Lon Horwedel | AnnArbor.com
The first company to use the space, a medical device venture called Life Magnetics, is renting 1,400 square feet of laboratory space. Another four companies are close to finalizing leases for space: Phrixus Pharmaceuticals, 3D Biomatrix, Civionics and EngXT.
U-M President Mary Sue Coleman described the incubator as an example of the university’s commitment to using the 2-million-square-foot former Pfizer complex to establish tighter relationships with commercial partners in an entrepreneurial fashion.
“The University of Michigan is firmly dedicated to accelerating the transformation of our economy through creativity and entrepreneurship in the community,” Coleman told a group of 500 U-M executives and business leaders gathered at the accelerator this afternoon. “We are eager to collaborate with companies to drive transformative research that can change the world.”
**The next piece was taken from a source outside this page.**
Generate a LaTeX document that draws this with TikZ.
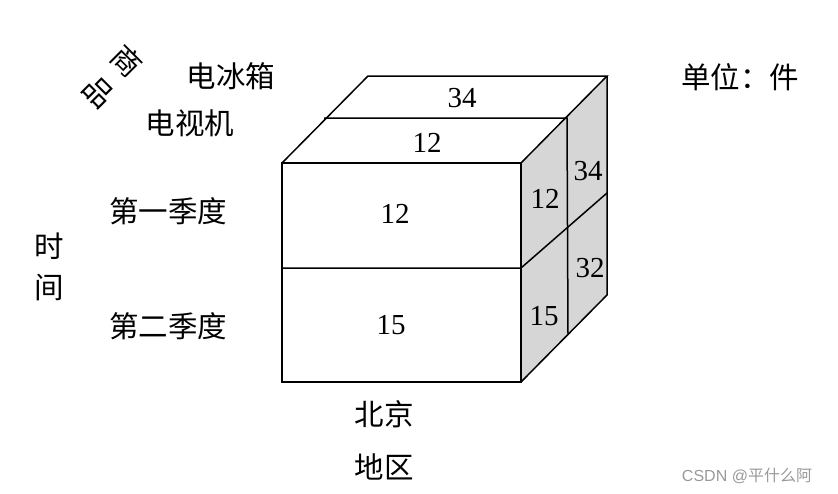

The establishment of the venture accelerator, first reported by AnnArbor.com in September, expands the Ann Arbor region’s network of business incubators.
That network includes Ann Arbor SPARK’s three incubators: TechArb, a space for companies led by U-M students; Tech Brewery, an incubator that caters to individual entrepreneurs and very early-stage ventures, mostly in the information technology sector; and the Michigan Research Institute, which offers incubator space to high-tech companies in Pittsfield Township.
The Venture Accelerator will be operated by U-M's Tech Transfer Office and is located next to the Tech Transfer Office and the Business Engagement Center — an arrangement that officials purposely constructed to allow startup tenants to get expert advice and resources from U-M’s entrepreneurial experts.
“As part of the bigger picture, we’re here trying to take great technology and trying to apply it in the best way we can,” said Ken Nisbet, executive director of the Tech Transfer Office. “We’ve done that forever but never had a formal space, and we thought that was one more piece to fit into the total puzzle.”
The incubator is expected to have up to five startup companies within a few weeks. Nisbet said that eventually, the site could have 15 to 20 startups. Those companies are expected to stay at the incubator for 12 to 36 months and, ideally, grow to the stage where they can move out and establish their own offices.
U-M’s Tech Transfer Office helps about 10 companies a year spin out of the university. Nisbet said the goal is not to generate a higher number of startups but to improve the quality of those startups.
“We’re thinking about half of them would like to be here,” Nisbet said. “When they launch, hopefully they’re going to be far more sustainable and grow quicker and have an economic impact.”
Jim O’Connell, director of the Tech Transfer Office’s Michigan Venture Center, which offers advice and resources to U-M startups and prospective faculty entrepreneurs, said the incubator is not meant to be a competitor in the commercial real estate market.
“You can definitely find cheaper space in industrial parks around town. That’s not where we’re trying to position this,” he said. “This is about adding value that you can’t find (elsewhere).”
With the Venture Accelerator, the Tech Transfer Office and the Business Engagement Center, U-M now has about 500 employees housed at the ex-Pfizer site, which the university bought for $108 million in June 2009.
Ora Pescovitz, CEO of the U-M Health System and the university’s executive vice president for medical affairs, said the university is on track to have nearly 1,000 employees at the site within a year.
“What I see is immeasurable, infinite potential,” she said.